Many experts have questioned the effectiveness of back belts in preventing back injuries. There is little scientific proof providing undisputed evidence that back belts reduce the possibility of injury during lifting.

 

Proponents for using back belts present the following arguments:

  • Belts increase intra-abdominal pressure. This is the pressure developed when you tighten your stomach muscles. Strong abdominals help support the spine, and can reduce back stress by up to 50% when lifting. Back belts can boost this pressure, especially when lifting loads greater than your body weight.
  • Belts increase flexibility. Belts can help to keep muscles warm. Warmer muscles are more flexible than colder muscles.
  • Belts serve a biofeedback function. The presence of a back belt can help remind workers to use proper body mechanics when lifting.

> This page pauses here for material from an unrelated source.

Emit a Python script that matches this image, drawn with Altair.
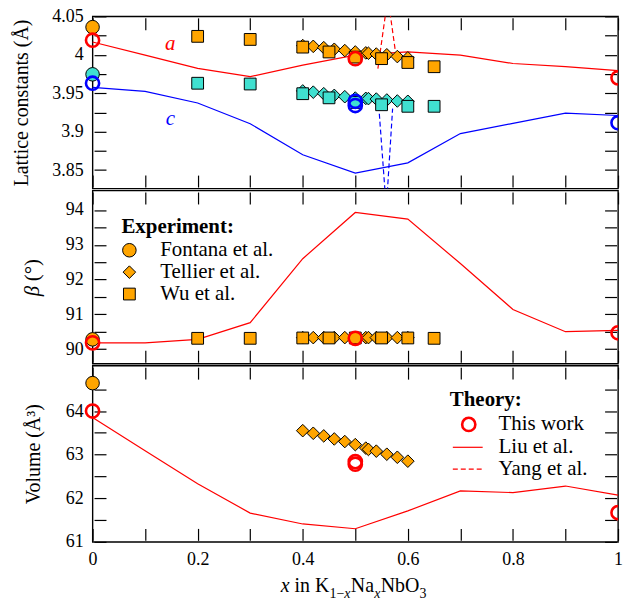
import altair as alt
import pandas as pd

# ---------------- data ----------------
X_LIU = [0.0, 0.1, 0.2, 0.3, 0.4, 0.5, 0.6, 0.7, 0.8, 0.9, 1.0]
LIU_A = [4.0166, 3.9995, 3.9823, 3.9716, 3.9866, 3.9995, 4.0037, 3.9995, 3.9887, 3.9845, 3.9793]
LIU_C = [3.9575, 3.9523, 3.9373, 3.9103, 3.8700, 3.8460, 3.8594, 3.8975, 3.9108, 3.9240, 3.9210]
LIU_BETA = [90.18, 90.18, 90.28, 90.76, 92.60, 93.93, 93.74, 92.46, 91.14, 90.50, 90.54]
LIU_VOL = [63.85, 63.09, 62.33, 61.66, 61.41, 61.30, 61.71, 62.17, 62.13, 62.28, 62.07]

YANG_AX = [0.543, 0.562, 0.576]
YANG_A = [3.982, 4.075, 4.006]
YANG_CX = [0.5435, 0.559, 0.571]
YANG_C = [3.944, 3.800, 3.930]

TEL_X = [0.40, 0.42, 0.44, 0.46, 0.48, 0.50, 0.52, 0.525, 0.54, 0.56, 0.58, 0.60]
TEL_A = [4.012, 4.011, 4.0093, 4.0072, 4.0055, 4.0037, 4.0025, 4.002, 4.001, 4.000, 3.9977, 3.996]
TEL_C = [3.953, 3.9514, 3.9494, 3.9472, 3.9455, 3.9437, 3.9433, 3.943, 3.9424, 3.9412, 3.9399, 3.9395]
TEL_BETA = [90.33, 90.33, 90.33, 90.33, 90.33, 90.33, 90.33, 90.33, 90.33, 90.33, 90.33, 90.33]
TEL_VOL = [63.55, 63.49, 63.43, 63.36, 63.30, 63.23, 63.15, 63.12, 63.08, 63.01, 62.94, 62.85]

WU_X = [0.2, 0.3, 0.4, 0.45, 0.5, 0.55, 0.6, 0.65]
WU_A = [4.024, 4.020, 4.010, 4.0037, 3.997, 3.995, 3.990, 3.9845]
WU_C = [3.963, 3.962, 3.9494, 3.944, 3.938, 3.935, 3.933, 3.933]
WU_BETA = [90.31, 90.31, 90.32, 90.32, 90.32, 90.32, 90.32, 90.31]

FON_X = [0.0]
FON_A = [4.036]
FON_C = [3.9746]
FON_BETA = [90.28]
FON_VOL = [64.64]

TW_AX = [0.0, 0.5, 1.0]
TW_A = [4.019, 3.995, 3.970]
TW_CX = [0.0, 0.5, 0.5, 1.0]
TW_C = [3.963, 3.9395, 3.934, 3.9116]
TW_BX = [0.0, 0.5, 1.0]
TW_BETA = [90.18, 90.31, 90.47]
TW_VX = [0.0, 0.5, 0.5, 1.0]
TW_VOL = [64.0, 62.84, 62.78, 61.67]

ANNOT_TEXT = ["a", "c"]
ANNOT_X = [0.148, 0.148]
ANNOT_Y = [4.014, 3.916]

X_TICKS = [0.0, 0.1, 0.2, 0.3, 0.4, 0.5, 0.6, 0.7, 0.8, 0.9, 1.0]
Y_TICKS_TOP = [3.85, 3.875, 3.9, 3.925, 3.95, 3.975, 4.0, 4.025, 4.05]
Y_TICKS_MID = [90.0, 90.5, 91.0, 91.5, 92.0, 92.5, 93.0, 93.5, 94.0]
Y_TICKS_BOT = [61.0, 61.5, 62.0, 62.5, 63.0, 63.5, 64.0, 64.5]

# ---------------- style ----------------
ORANGE = "#FFA500"
CYAN = "#40E0D0"
RED = "#FF0000"
BLUE = "#0000FF"
FONT = "Liberation Serif"
W = 528
H_TOP, H_MID, H_BOT = 173, 174, 177
TICK = 12
OFF = -(TICK + 1.5)
LAB = 18
LEG = 21
S_CIRC, S_DIAM, S_SQ, S_OPEN = 185, 160, 140, 175

xs = alt.Scale(domain=[0, 1], nice=False, zero=False)
ys_top = alt.Scale(domain=[3.826, 4.05], nice=False, zero=False)
ys_mid = alt.Scale(domain=[89.58, 94.56], nice=False, zero=False)
ys_bot = alt.Scale(domain=[61.0, 65.04], nice=False, zero=False)


def x_axis(orient, labels):
    kw = dict(orient=orient, values=X_TICKS, tickSize=TICK, offset=OFF, domain=False,
              grid=False, labels=labels, labelFlush=False, labelOverlap=False,
              tickColor="black", tickWidth=1.2, title=None)
    if labels:
        kw.update(labelExpr="abs(datum.value*5 - round(datum.value*5)) < 0.001 ? toString(round(datum.value*10)/10) : ''",
                  labelPadding=10, labelFont=FONT, labelFontSize=LAB, labelColor="black")
    return alt.Axis(**kw)


def y_axis(orient, values, expr=None, title=None, title_pad=0):
    kw = dict(orient=orient, values=values, tickSize=TICK, offset=OFF, domain=False,
              grid=False, labels=expr is not None, labelFlush=False, labelOverlap=False,
              tickColor="black", tickWidth=1.2, title=title)
    if expr is not None:
        kw.update(labelExpr=expr, labelPadding=11, labelFont=FONT, labelFontSize=LAB, labelColor="black")
    if title is not None:
        kw.update(titleFont=FONT, titleFontSize=20, titleFontWeight="normal", titleColor="black",
                  titlePadding=title_pad)
    return alt.Axis(**kw)


def frame(xv, yv):
    return pd.DataFrame({"x": xv, "v": yv})


def line(df, color, ys, dash=None, clip=False, xaxis=None, yaxis=None):
    kw = dict(color=color, strokeWidth=1.2, clip=clip)
    if dash:
        kw["strokeDash"] = dash
    return alt.Chart(df).mark_line(**kw).encode(
        x=alt.X("x:Q", scale=xs, axis=xaxis), y=alt.Y("v:Q", scale=ys, axis=yaxis))


def pts(df, shape, fill, size, ys):
    return alt.Chart(df).mark_point(shape=shape, filled=True, fill=fill, stroke="black",
                                    strokeWidth=1, size=size, opacity=1).encode(
        x=alt.X("x:Q", scale=xs, axis=None), y=alt.Y("v:Q", scale=ys, axis=None))


def open_circ(df, color, ys):
    inner = df[df["x"] < 1]
    edge = df[df["x"] >= 1]
    out = []
    for d, clip in ((inner, False), (edge, True)):
        out.append(alt.Chart(d).mark_point(shape="circle", filled=False, stroke=color,
                                           strokeWidth=2.6, size=S_OPEN, opacity=1, clip=clip).encode(
            x=alt.X("x:Q", scale=xs, axis=None), y=alt.Y("v:Q", scale=ys, axis=None)))
    return out


def axes_layer(df, ys, yvals):
    # invisible layer that carries the top and right axes
    return alt.Chart(df).mark_point(opacity=0).encode(
        x=alt.X("x:Q", scale=xs, axis=x_axis("top", False)),
        y=alt.Y("v:Q", scale=ys, axis=y_axis("right", yvals)))


one = pd.DataFrame({"k": [0]})


def txt(s, x, y, size=LEG, color="black", weight="normal", style="normal", align="left",
        baseline="middle", angle=0):
    kw = dict(text=s, font=FONT, fontSize=size, color=color, fontWeight=weight,
              fontStyle=style, align=align, baseline=baseline)
    if angle:
        kw["angle"] = angle
    return alt.Chart(one).mark_text(**kw).encode(x=alt.value(x), y=alt.value(y))


def sym(shape, x, y, size, fill=None, stroke="black", sw=1.0):
    if fill is None:
        m = alt.Chart(one).mark_point(shape=shape, filled=False, stroke=stroke, strokeWidth=sw,
                                      size=size, opacity=1)
    else:
        m = alt.Chart(one).mark_point(shape=shape, filled=True, fill=fill, stroke=stroke,
                                      strokeWidth=sw, size=size, opacity=1)
    return m.encode(x=alt.value(x), y=alt.value(y))


# ---------------- top panel: lattice constants ----------------
top_expr = "abs(datum.value*20 - round(datum.value*20)) < 0.001 ? toString(round(datum.value*100)/100) : ''"
liu_a = frame(X_LIU, LIU_A)
annot = pd.DataFrame({"x": ANNOT_X, "v": ANNOT_Y, "t": ANNOT_TEXT})

top_layers = [
    line(liu_a, RED, ys_top, xaxis=x_axis("bottom", False),
         yaxis=y_axis("left", Y_TICKS_TOP, top_expr, "Lattice constants (Å)", 20)),
    axes_layer(liu_a, ys_top, Y_TICKS_TOP),
    line(frame(X_LIU, LIU_C), BLUE, ys_top),
    line(frame(YANG_AX, YANG_A), RED, ys_top, dash=[5, 3], clip=True),
    line(frame(YANG_CX, YANG_C), BLUE, ys_top, dash=[5, 3], clip=True),
    pts(frame(TEL_X, TEL_A), "diamond", ORANGE, S_DIAM, ys_top),
    pts(frame(TEL_X, TEL_C), "diamond", CYAN, S_DIAM, ys_top),
    pts(frame(WU_X, WU_A), "square", ORANGE, S_SQ, ys_top),
    pts(frame(WU_X, WU_C), "square", CYAN, S_SQ, ys_top),
    pts(frame(FON_X, FON_A), "circle", ORANGE, S_CIRC, ys_top),
    pts(frame(FON_X, FON_C), "circle", CYAN, S_CIRC, ys_top),
    *open_circ(frame(TW_AX, TW_A), RED, ys_top),
    *open_circ(frame(TW_CX, TW_C), BLUE, ys_top),
    alt.Chart(annot).mark_text(font=FONT, fontSize=21, fontStyle="italic").encode(
        x=alt.X("x:Q", scale=xs, axis=None), y=alt.Y("v:Q", scale=ys_top, axis=None),
        text="t:N",
        color=alt.Color("t:N", scale=alt.Scale(domain=ANNOT_TEXT, range=[RED, BLUE]), legend=None)),
]
top = alt.layer(*top_layers).properties(width=W, height=H_TOP).resolve_axis(x="independent", y="independent")

# ---------------- middle panel: beta ----------------
mid_expr = "abs(datum.value - round(datum.value)) < 0.001 ? toString(round(datum.value)) : ''"
liu_b = frame(X_LIU, LIU_BETA)
mid_layers = [
    line(liu_b, RED, ys_mid, xaxis=x_axis("bottom", False),
         yaxis=y_axis("left", Y_TICKS_MID, mid_expr)),
    axes_layer(liu_b, ys_mid, Y_TICKS_MID),
    pts(frame(TEL_X, TEL_BETA), "diamond", ORANGE, S_DIAM, ys_mid),
    pts(frame(WU_X, WU_BETA), "square", ORANGE, S_SQ, ys_mid),
    pts(frame(FON_X, FON_BETA), "circle", ORANGE, S_CIRC, ys_mid),
    *open_circ(frame(TW_BX, TW_BETA), RED, ys_mid),
    # y title  beta (deg)
    txt("β", -60, 101, size=21, style="italic", align="center", angle=270),
    txt("(°)", -60, 80, size=21, align="center", angle=270),
    # experiment legend
    txt("Experiment:", 29, 37, weight="bold"),
    sym("circle", 37, 60, S_CIRC, fill=ORANGE),
    sym("diamond", 37, 82, S_DIAM, fill=ORANGE),
    sym("square", 37, 104, S_SQ, fill=ORANGE),
    txt("Fontana et al.", 68, 60),
    txt("Tellier et al.", 68, 82),
    txt("Wu et al.", 68, 104),
]
mid = alt.layer(*mid_layers).properties(width=W, height=H_MID).resolve_axis(x="independent", y="independent")

# ---------------- bottom panel: volume ----------------
liu_v = frame(X_LIU, LIU_VOL)
bot_layers = [
    line(liu_v, RED, ys_bot, xaxis=x_axis("bottom", True),
         yaxis=y_axis("left", Y_TICKS_BOT, mid_expr, "Volume (Å³)", 22)),
    axes_layer(liu_v, ys_bot, Y_TICKS_BOT),
    pts(frame(TEL_X, TEL_VOL), "diamond", ORANGE, S_DIAM, ys_bot),
    pts(frame(FON_X, FON_VOL), "circle", ORANGE, S_CIRC, ys_bot),
    *open_circ(frame(TW_VX, TW_VOL), RED, ys_bot),
    # theory legend
    txt("Theory:", 359, 35, weight="bold"),
    sym("circle", 378, 59, S_OPEN, stroke=RED, sw=2.6),
    alt.Chart(one).mark_rule(color=RED, strokeWidth=1.2).encode(
        x=alt.value(362), x2=alt.value(392), y=alt.value(82)),
    alt.Chart(one).mark_rule(color=RED, strokeWidth=1.2, strokeDash=[5, 3]).encode(
        x=alt.value(362), x2=alt.value(392), y=alt.value(104)),
    txt("This work", 408, 59),
    txt("Liu et al.", 408, 82),
    txt("Yang et al.", 408, 104),
    # x-axis title: x in K_{1-x}Na_xNbO_3
    txt("x", 189, 227, size=20, style="italic", baseline="alphabetic"),
    txt("in K", 203, 227, size=20, baseline="alphabetic"),
    txt("1−", 238, 233, size=14, baseline="alphabetic"),
    txt("x", 252.9, 233, size=14, style="italic", baseline="alphabetic"),
    txt("Na", 259.5, 227, size=20, baseline="alphabetic"),
    txt("x", 283, 233, size=14, style="italic", baseline="alphabetic"),
    txt("NbO", 289.5, 227, size=20, baseline="alphabetic"),
    txt("3", 328.5, 233, size=14, baseline="alphabetic"),
]
bot = alt.layer(*bot_layers).properties(width=W, height=H_BOT).resolve_axis(x="independent", y="independent")

chart = alt.vconcat(top, mid, bot, spacing=0).properties(
    padding={"left": 11, "top": 5, "right": 0, "bottom": 0},
    background="white",
).configure_view(stroke="black", strokeWidth=1.4)

chart.save("out.html", embed_options={"renderer": "svg", "actions": False})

Experts questioning the value of back belts have the following concerns:

  • Belts elevate blood pressure. This can be dangerous for individuals with cardiac problems.
  • Belts promote sweating and heat rashes. This is especially problematic when working in warm environments.
  • Tight belts can be painful. Improperly fitted belts can cause abdominal pain and injuries, especially if worn for prolonged periods.
  • Belts provide a false sense of security. Workers can feel protected by the belt and lift unsafe loads.

Back belts should be used only after proper screening, fitting and instruction. Employees should recognize that belts do not increase strength and lifting ability, or substitute for proper body mechanics. However, back belts, when coupled with body mechanics and lifting training, can be part of an effective injury prevention program. They will not make employees more fit, buy can serve as a reminder to use safe lifting techniques.